Summary: This lecture presents latent spaces as compressed coordinate systems for materials data, typically learned through autoencoders or related embedding models. Students learn how reconstruction, interpolation, and anomaly detection interact, and why visually smooth latent maps are not automatically scientifically meaningful.

Exercise:
Train an autoencoder; visualize latent materials space.


4.4.2 Week 12 – Clustering, uncertainty, and discovery logic

  • Why clustering is not discovery.
  • Outliers, anomalies, and candidate identification.
  • Aleatoric vs epistemic uncertainty.

Summary: This week distinguishes exploratory structure in data from actual discovery logic. Clusters, outliers, and anomalies can guide attention, but students learn that credible candidate identification requires uncertainty estimates, validation logic, and a clear distinction between novelty, artifact, and noise.

Exercise:
Contrast clustering results with latent-space exploration.


4.4.3 Week 13 – Uncertainty-aware discovery and Gaussian Processes (07.07.2026)

  • Gaussian Process regression as a gold standard for uncertainty.
  • Exploration vs exploitation.
  • Relevance to materials acceleration platforms.
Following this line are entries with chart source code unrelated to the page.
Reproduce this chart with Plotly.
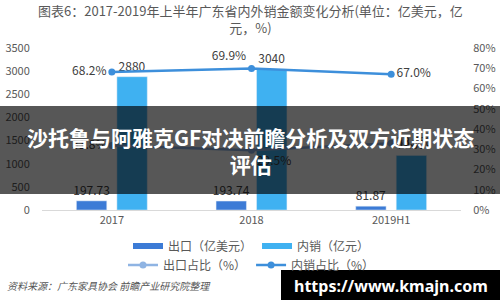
import plotly.graph_objects as go

categories = ["2017", "2018", "2019H1"]
export_vals = [197.73, 193.74, 81.87]
domestic_vals = [2880, 3040, 1180]
export_share = [31.8, 29.5, 33.0]
domestic_share = [68.2, 69.9, 67.0]
left_ticks = [0, 500, 1000, 1500, 2000, 2500, 3000, 3500]
right_ticks = [0, 10, 20, 30, 40, 50, 60, 70, 80]
right_tick_labels = ["0%", "10%", "20%", "30%", "40%", "50%", "60%", "70%", "80%"]

title_text = "图表6：2017-2019年上半年广东省内外销金额变化分析(单位：亿美元，亿<br>元，%)"
banner_text = "沙托鲁与阿雅克GF对决前瞻分析及双方近期状态<br>评估"
source_text = "资料来源：广东家具协会 前瞻产业研究院整理"
url_text = "https://www.kmajn.com"

C_EXP = "#3c7bd6"
C_DOM = "#3fb1f1"
C_EXP_L = "#8fb4e3"
C_DOM_L = "#3d8fdb"
FONT = "Noto Sans CJK SC"
GRAY = "#595959"

L, R, T, B = 42, 39, 48, 90
PW, PH = 500 - L - R, 300 - T - B


def px(xp):
    return (xp - L) / PW


def py(yp):
    return (300 - B - yp) / PH


fig = go.Figure()

fig.add_trace(go.Bar(
    x=categories, y=export_vals, name="出口（亿美元）", marker_color=C_EXP,
    text=[f"{v:.2f}" for v in export_vals], textposition="outside",
    constraintext="none",
    textfont=dict(size=12, color="#404040", family=FONT),
    showlegend=False, cliponaxis=False,
))
fig.add_trace(go.Bar(
    x=categories, y=domestic_vals, name="内销（亿元）", marker_color=C_DOM,
    text=[f"{v:.0f}" for v in domestic_vals], textposition="outside",
    constraintext="none",
    textfont=dict(size=12, color="#404040", family=FONT),
    showlegend=False, cliponaxis=False,
))

# legend row 1 entries (bar swatches)
fig.add_trace(go.Scatter(x=[None], y=[None], mode="lines", name="出口（亿美元）",
                         line=dict(color=C_EXP, width=6), legend="legend"))
fig.add_trace(go.Scatter(x=[None], y=[None], mode="lines", name="内销（亿元）",
                         line=dict(color=C_DOM, width=6), legend="legend"))

fig.add_trace(go.Scatter(
    x=categories, y=export_share, yaxis="y2", mode="lines+markers+text",
    name="出口占比（%）", line=dict(color=C_EXP_L, width=2.5),
    marker=dict(size=7, color=C_EXP_L),
    text=[f"{v:.1f}%" for v in export_share],
    textposition=["middle left", "bottom right", "middle right"],
    textfont=dict(size=12, color="#404040", family=FONT),
    legend="legend2", cliponaxis=False,
))
fig.add_trace(go.Scatter(
    x=categories, y=domestic_share, yaxis="y2", mode="lines+markers+text",
    name="内销占比（%）", line=dict(color=C_DOM_L, width=2.5),
    marker=dict(size=7, color=C_DOM_L),
    text=[f"{v:.1f}%" for v in domestic_share],
    textposition=["middle left", "top left", "middle right"],
    textfont=dict(size=12, color="#404040", family=FONT),
    legend="legend2", cliponaxis=False,
))

fig.update_layout(
    width=500, height=300, autosize=False,
    margin=dict(l=L, r=R, t=T, b=B, pad=0, autoexpand=False),
    paper_bgcolor="white", plot_bgcolor="white",
    font=dict(family=FONT, size=11, color=GRAY),
    barmode="group", bargap=0.42, bargroupgap=0.25,
    xaxis=dict(type="category", showgrid=False, showline=True, linecolor="#d9d9d9",
               linewidth=1, ticks="", tickfont=dict(size=11, color=GRAY),
               automargin=False),
    yaxis=dict(range=[0, 3500], tickvals=left_ticks, showgrid=False, zeroline=False,
               showline=False, ticks="outside", ticklen=9, tickcolor="rgba(0,0,0,0)",
               tickfont=dict(size=11, color=GRAY), automargin=False),
    yaxis2=dict(range=[0, 80], tickvals=right_ticks, ticktext=right_tick_labels,
                overlaying="y", side="right", showgrid=False, zeroline=False,
                showline=False, ticks="outside", ticklen=9, tickcolor="rgba(0,0,0,0)",
                tickfont=dict(size=11, color=GRAY), automargin=False),
    legend=dict(orientation="h", x=0.5, xanchor="center", y=py(246), yanchor="middle",
                font=dict(size=12, color=GRAY, family=FONT), bgcolor="rgba(0,0,0,0)",
                itemwidth=30, tracegroupgap=0),
    legend2=dict(orientation="h", x=0.5, xanchor="center", y=py(265), yanchor="middle",
                 font=dict(size=12, color=GRAY, family=FONT), bgcolor="rgba(0,0,0,0)",
                 itemwidth=30, tracegroupgap=0),
    shapes=[
        dict(type="rect", xref="paper", yref="paper", x0=px(0), x1=px(500),
             y0=py(194), y1=py(106), fillcolor="rgba(0,0,0,0.66)", line=dict(width=0),
             layer="above"),
        dict(type="rect", xref="paper", yref="paper", x0=px(281), x1=px(500),
             y0=py(300), y1=py(270), fillcolor="black", line=dict(width=0),
             layer="above"),
    ],
    annotations=[
        dict(text=title_text, xref="paper", yref="paper", x=px(250), y=py(19),
             xanchor="center", yanchor="middle", showarrow=False,
             font=dict(size=13, color=GRAY, family=FONT)),
        dict(text="<b>" + banner_text + "</b>", xref="paper", yref="paper", x=px(250),
             y=py(150), xanchor="center", yanchor="middle", showarrow=False,
             font=dict(size=21, color="white", family=FONT)),
        dict(text="<i>" + source_text + "</i>", xref="paper", yref="paper", x=px(5),
             y=py(285), xanchor="left", yanchor="middle", showarrow=False,
             font=dict(size=10, color="#555555", family=FONT)),
        dict(text="<b>" + url_text + "</b>", xref="paper", yref="paper", x=px(391),
             y=py(286), xanchor="center", yanchor="middle", showarrow=False,
             font=dict(size=16, color="white", family="Noto Sans")),
    ],
)

fig.write_html("out.html")
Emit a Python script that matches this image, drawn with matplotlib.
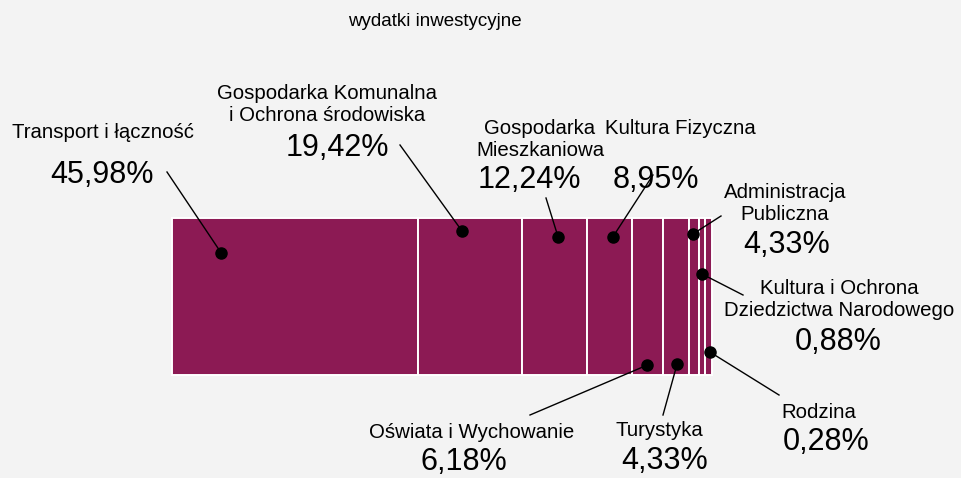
import numpy as np
import matplotlib.pyplot as plt

plt.rcParams["font.family"] = ["Liberation Sans", "DejaVu Sans"]

# categories and the printed shares
categories = [
    "Transport i łączność",
    "Gospodarka Komunalna\ni Ochrona środowiska",
    "Gospodarka\nMieszkaniowa",
    "Kultura Fizyczna",
    "Oświata i Wychowanie",
    "Turystyka",
    "Administracja\nPubliczna",
    "Kultura i Ochrona\nDziedzictwa Narodowego",
    "Rodzina",
]
percent = [45.98, 19.42, 12.24, 8.95, 6.18, 4.33, 4.33, 0.88, 0.28]
# segment lengths as drawn in the bar (share of the bar)
bar_share = [45.6, 19.3, 12.0, 8.3, 5.7, 4.8, 1.9, 1.1, 1.3]

BAR_COLOR = "#8c1a54"
BG = "#f3f3f3"

# layout (pixel space): name xy, pct xy, dot fraction in segment, dot y, leader end
layout = [
    ((103, 133), (102, 175), 0.20, 253, (167, 172)),
    ((327, 104), (337, 148), 0.42, 231, (400, 145)),
    ((540, 140), (529, 180), 0.55, 237, (546, 198)),
    ((680, 128), (656, 180), 0.57, 237, (653, 175)),
    ((472, 432), (464, 462), 0.50, 365, (530, 415)),
    ((659, 430), (665, 461), 0.55, 364, (663, 415)),
    ((785, 204), (787, 245), 0.40, 234, (721, 216)),
    ((839, 300), (838, 342), 0.50, 274, (743, 295)),
    ((819, 413), (826, 442), 0.70, 352, (779, 395)),
]


def main():
    fig = plt.figure(figsize=(9.62, 4.78), dpi=100, facecolor=BG)
    ax = fig.add_axes([0, 0, 1, 1])
    ax.set_xlim(0, 962)
    ax.set_ylim(478, 0)
    ax.axis("off")
    ax.set_facecolor(BG)

    x0, bar_px = 172, 540
    y_top, y_bot = 218, 375
    scale = bar_px / sum(bar_share)
    widths = np.array(bar_share) * scale
    lefts = x0 + np.concatenate([[0], np.cumsum(widths)[:-1]])

    ax.barh((y_top + y_bot) / 2, widths, left=lefts, height=y_bot - y_top,
            color=BAR_COLOR, edgecolor="white", linewidth=1.4, zorder=2)

    ax.text(435, 21, "wydatki inwestycyjne", ha="center", va="center", fontsize=13.5)

    for name, pct, left, w, (name_xy, pct_xy, frac, dot_y, end) in zip(
            categories, percent, lefts, widths, layout):
        dot_x = left + frac * w
        ax.plot([dot_x, end[0]], [dot_y, end[1]], color="black", lw=1.0, zorder=3)
        ax.plot(dot_x, dot_y, "o", color="black", ms=8, zorder=4)
        ax.text(name_xy[0], name_xy[1], name, ha="center", va="center",
                fontsize=14.7, linespacing=1.2)
        ax.text(pct_xy[0], pct_xy[1], f"{pct:.2f}".replace(".", ",") + "%",
                ha="center", va="center", fontsize=22)

    fig.savefig("out.png", dpi=100, facecolor=BG)
    plt.close(fig)


if __name__ == "__main__":
    main()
Summary: Students are introduced to Gaussian Processes as uncertainty-aware surrogate models that are especially valuable in small-data screening settings. The lecture connects posterior uncertainty to exploration-versus-exploitation decisions and compares GP-based screening logic with neural-network ensemble alternatives.

Exercise:
Compare GP regression and neural network ensembles for screening tasks.


4.5 Unit V — Constraints, Trust, and Synthesis (Week 14)

4.5.1 Week 14 – Physical constraints, limits, and outlook (14.07.2026)

  • Stability, charge neutrality, and symmetry constraints.
  • Physics-informed learning in materials discovery.
  • What ML can and cannot discover.
  • Integration with experimental workflows.

Summary: The final lecture consolidates the course around scientific trust: physical constraints, explainability, reproducibility, and the limits of data-driven discovery. Students leave with a realistic view of how ML can accelerate materials research when it is embedded in experimental and simulation workflows rather than treated as a replacement for them.

Exercise:
Mini-project synthesis and presentation.


5 Learning Outcomes

Students completing this course will be able to:

  • Explain how simulation methods generate materials data and introduce bias.
  • Navigate and interrogate major materials databases.
  • Represent crystal structures using descriptors, graphs, and learned embeddings.
  • Train and evaluate ML models for predicting materials properties.
  • Understand latent spaces and their role in materials discovery.
  • Quantify and interpret uncertainty in materials predictions.
  • Apply ML responsibly to accelerate materials screening.
  • Critically assess the limits of data-driven materials discovery.